Education advocates, groups and politicians were in Albany on Wednesday to voice their displeasure with Gov. Andrew Cuomo’s executive budget’s competitive grants proposal.
The Campaign for Fiscal Equity (CFE), along with members of the New York State Black, Puerto Rican, Hispanic and Asian Legislative Caucus, held a press conference in the New York State Legislative Office Building in Albany.
The CFE publicly released a letter to the governor and the Legislature asserting that the executive budget’s proposal conflicts with the New York Court of Appeals in its landmark CFE rulings.
Last week, the Amsterdam News reported on this issue in a front-page story (see page 13 for a letter from the governor’s office attempting to raise questions about the coverage in this story).
The press conference highlighted the fact that the $2.7 billion in state school aid cuts will have damaging effects, particularly for high-need schools and schools serving large numbers of students of color.
In 2007, the governor and Legislature enacted school funding reforms as a statewide settlement with CFE, which committed to increasing classroom aid, also known as foundation aid, by $5.5 billion over four years and to prioritizing high-needs schools and districts.

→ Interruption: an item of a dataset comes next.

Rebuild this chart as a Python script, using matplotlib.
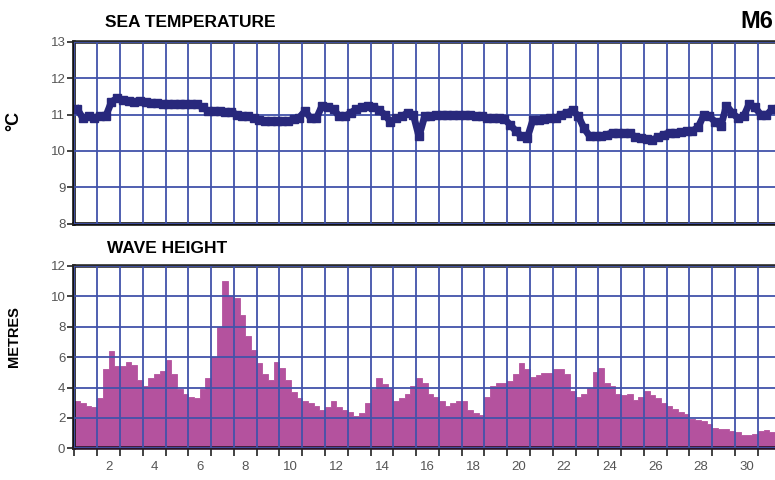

The groups also emphasized the need for additional school aid restoration above the $805 million.
“The 2007 foundation aid program was enacted to provide all New York students with the funds necessary for a sound, basic education as defined by the landmark CFE rulings,” said David Sciarra of the Education Law Center.
“We’re asking the Legislature to revise the executive budget by allocating increased funds to the foundation program to put the state back on track towards constitutional compliance,” he said in a statement released at the press conference.
Representatives from around the state are speaking out on the issue. Buffalo Assemblywoman Crystal D. Peoples-Stokes said that the $38 million in cuts to the Buffalo School District over the past two years have been dramatic.
“It is critical that we stop the bleeding now. $14 million in restorations is not enough-the redirection of competitive grants toward classroom aid is what is needed at a minimum to help mitigate the damage that will continue if these funds are not received,” she said.
Likewise, Assemblyman Sam Roberts of Syracuse said, “Given the tough fiscal times we are in, I feel it’s imperative that we target as much school aid as possible to high-needs schools, where it can make the most difference. We cannot allow the students in these districts to fall through the cracks.”
In Westchester, Assemblyman Gary Pretlow said that the proposed budget will cause damage to students he feels could be leaders in the state’s future. He has also pledged to work to restore funds back to the schools.
“We are all aware that our state is facing economic hardship, but the quality of our children’s education should be one of our top priorities,” he said. “Cutting cost at the expense of our school system can be detrimental to our educational programs.”
Black politicians across the city are weighing in on the issue as well. City Councilman and Education Committee Chair Robert Jackson said that the proposal will have a severe effect on New York City schools, many of which are already suffering.
“With increasing class sizes, dismal graduation rates for Black and Latino students and dwindling resources in our classrooms, funding our children’s right to a quality education continues to take a backseat in the state budget,” he said. “We cannot afford to continue to sit by while the opportunity to compete in tomorrow’s global economy slips through our children’s fingers.”
Assemblywoman Barbara M. Clark, who currently chairs the education committee of the Black, Puerto Rican, Hispanic and Asian State Legislative Caucus, said, “Every moment lost due to inaction is time that will never be recovered at the detriment of our kids.
“How much more loss and damage can our kids sustain?” she asked. “We fought the legal battle for 13 long years and won. We need to honor the Court of Appeals’ decision and fund our children’s public education, which is the only way it will be fair and equitable.”
State Sen. Malcolm Smith, who represents Southeast Queens, said that schools in his district will be affected as well and that the children should come first.
“In these challenging economic times, we as a state need to be very careful and deliberate spending cuts that are made to ensure that vital areas are not adversely impacted,” he said. “The future of our state is dependent upon the success of our educational system, and we need to take very seriously our commitment to our children.”
In Harlem, State Sen. Bill Perkins said that lobbyists’ promises to look out for city students are not coming through on this issue. He believes that funding schools in a competitive framework, rather than a need-based framework, turns the state government back on city students and parents.
“Such a policy will only further widen educational disparities that currently exist between schools, and I think a good lobbyist is smart enough to know that fact,” Perkins said. “Instead of playing Russian roulette by way of competitive grants with school aid, which inevitably means that children will lose, we must get back on track with CFE.”